— Begin Records for the task —

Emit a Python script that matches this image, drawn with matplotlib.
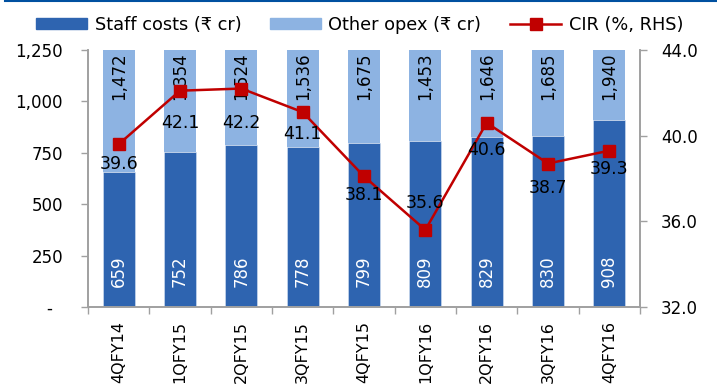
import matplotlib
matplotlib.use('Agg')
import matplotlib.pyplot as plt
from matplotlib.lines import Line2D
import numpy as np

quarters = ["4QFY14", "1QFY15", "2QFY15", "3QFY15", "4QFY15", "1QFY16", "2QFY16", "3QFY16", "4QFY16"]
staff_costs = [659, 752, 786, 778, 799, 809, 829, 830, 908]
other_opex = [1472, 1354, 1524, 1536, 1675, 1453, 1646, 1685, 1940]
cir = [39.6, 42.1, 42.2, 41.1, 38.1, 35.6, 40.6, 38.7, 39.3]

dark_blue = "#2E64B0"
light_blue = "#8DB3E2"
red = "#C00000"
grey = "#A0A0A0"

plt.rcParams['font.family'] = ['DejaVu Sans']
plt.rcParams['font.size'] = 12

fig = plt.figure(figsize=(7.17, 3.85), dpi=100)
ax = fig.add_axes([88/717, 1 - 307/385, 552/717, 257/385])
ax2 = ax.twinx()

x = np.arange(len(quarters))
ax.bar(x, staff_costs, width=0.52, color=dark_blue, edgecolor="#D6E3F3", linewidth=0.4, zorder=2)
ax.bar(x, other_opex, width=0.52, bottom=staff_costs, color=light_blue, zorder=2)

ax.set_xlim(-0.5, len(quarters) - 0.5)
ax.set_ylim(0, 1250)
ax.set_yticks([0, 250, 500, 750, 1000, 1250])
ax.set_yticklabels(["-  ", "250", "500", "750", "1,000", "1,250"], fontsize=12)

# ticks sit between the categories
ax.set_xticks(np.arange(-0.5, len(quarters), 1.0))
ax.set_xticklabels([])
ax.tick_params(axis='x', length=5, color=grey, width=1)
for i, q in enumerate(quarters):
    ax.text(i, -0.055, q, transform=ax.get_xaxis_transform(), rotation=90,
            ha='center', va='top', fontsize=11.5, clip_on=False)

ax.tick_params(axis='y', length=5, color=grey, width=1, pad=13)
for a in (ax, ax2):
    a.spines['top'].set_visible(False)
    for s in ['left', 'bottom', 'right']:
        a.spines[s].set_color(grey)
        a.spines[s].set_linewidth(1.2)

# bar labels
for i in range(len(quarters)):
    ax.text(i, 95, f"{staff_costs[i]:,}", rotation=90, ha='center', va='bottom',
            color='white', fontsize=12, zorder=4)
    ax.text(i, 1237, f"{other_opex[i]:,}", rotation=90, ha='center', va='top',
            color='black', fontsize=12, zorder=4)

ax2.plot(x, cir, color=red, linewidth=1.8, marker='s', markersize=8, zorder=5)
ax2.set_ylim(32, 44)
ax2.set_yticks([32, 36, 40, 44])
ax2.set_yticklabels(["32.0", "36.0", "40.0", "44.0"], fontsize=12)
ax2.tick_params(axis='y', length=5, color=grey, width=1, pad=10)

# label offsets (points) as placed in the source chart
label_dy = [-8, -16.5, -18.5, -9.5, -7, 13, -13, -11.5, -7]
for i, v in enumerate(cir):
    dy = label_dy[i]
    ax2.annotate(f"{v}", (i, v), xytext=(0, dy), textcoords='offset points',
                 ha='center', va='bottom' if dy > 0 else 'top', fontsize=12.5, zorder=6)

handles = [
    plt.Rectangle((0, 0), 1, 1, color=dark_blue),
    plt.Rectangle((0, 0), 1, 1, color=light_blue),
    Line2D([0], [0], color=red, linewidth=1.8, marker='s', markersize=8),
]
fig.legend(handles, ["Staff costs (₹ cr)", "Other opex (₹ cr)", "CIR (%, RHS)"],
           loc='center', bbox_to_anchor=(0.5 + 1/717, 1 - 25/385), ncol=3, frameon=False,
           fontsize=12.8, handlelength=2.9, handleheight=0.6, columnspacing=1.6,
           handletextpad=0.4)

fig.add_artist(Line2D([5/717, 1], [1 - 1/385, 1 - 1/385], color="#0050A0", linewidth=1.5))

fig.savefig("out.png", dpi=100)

— End Records for the task —
— Begin Records for the task —

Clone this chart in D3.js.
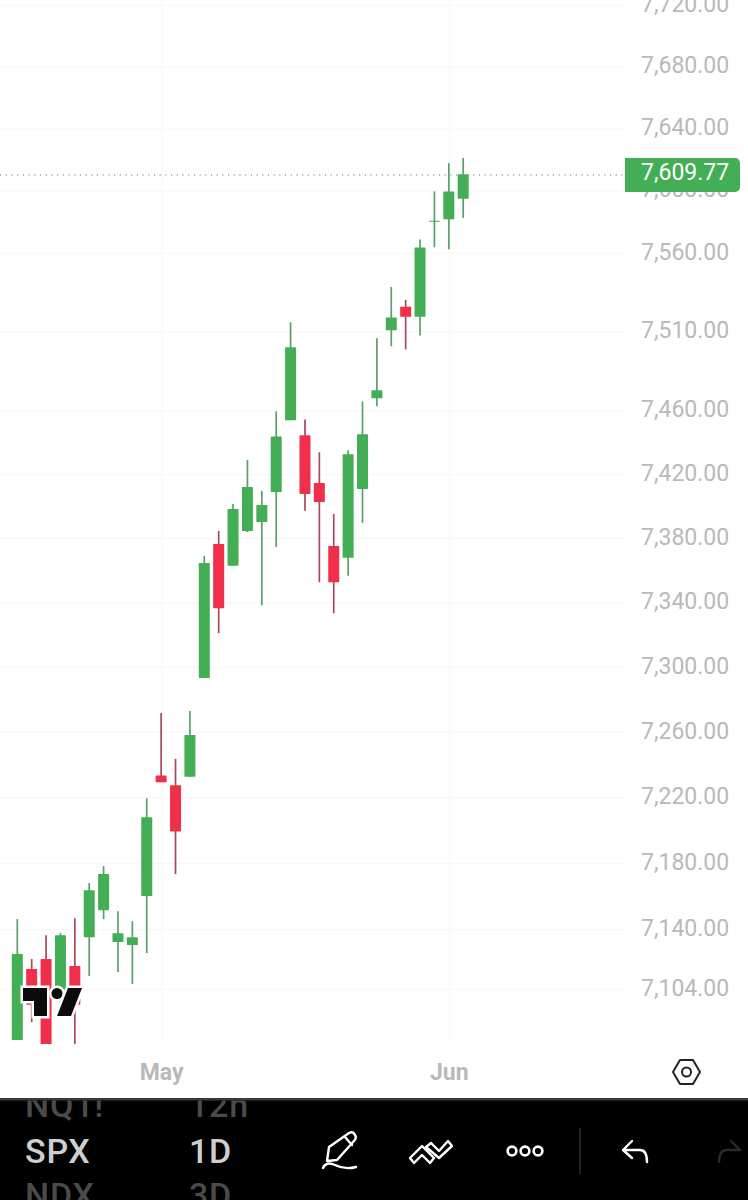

— End Records for the task —
— Begin Records for the task —

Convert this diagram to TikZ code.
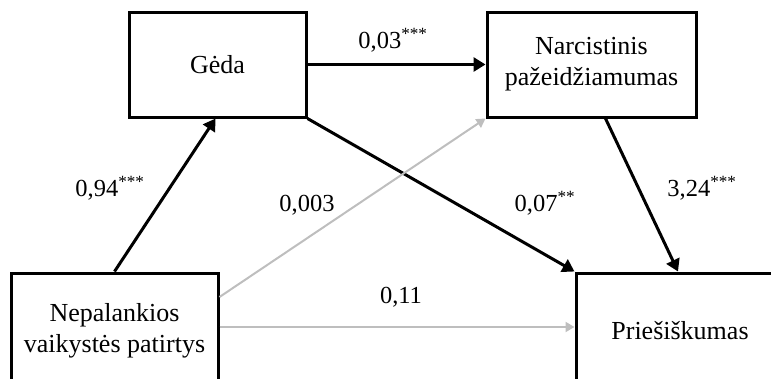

— End Records for the task —

> **Short exercise**:
Begin at the line that has "Emit a Python", stop after the line that has "plt.rcParams['font.size'] = 12", and reproduce every line between them exactly and nothing else. Pictures stay out of the copy.

> **Exercise response**:
Emit a Python script that matches this image, drawn with matplotlib.
import matplotlib
matplotlib.use('Agg')
import matplotlib.pyplot as plt
from matplotlib.lines import Line2D
import numpy as np

quarters = ["4QFY14", "1QFY15", "2QFY15", "3QFY15", "4QFY15", "1QFY16", "2QFY16", "3QFY16", "4QFY16"]
staff_costs = [659, 752, 786, 778, 799, 809, 829, 830, 908]
other_opex = [1472, 1354, 1524, 1536, 1675, 1453, 1646, 1685, 1940]
cir = [39.6, 42.1, 42.2, 41.1, 38.1, 35.6, 40.6, 38.7, 39.3]

dark_blue = "#2E64B0"
light_blue = "#8DB3E2"
red = "#C00000"
grey = "#A0A0A0"

plt.rcParams['font.family'] = ['DejaVu Sans']
plt.rcParams['font.size'] = 12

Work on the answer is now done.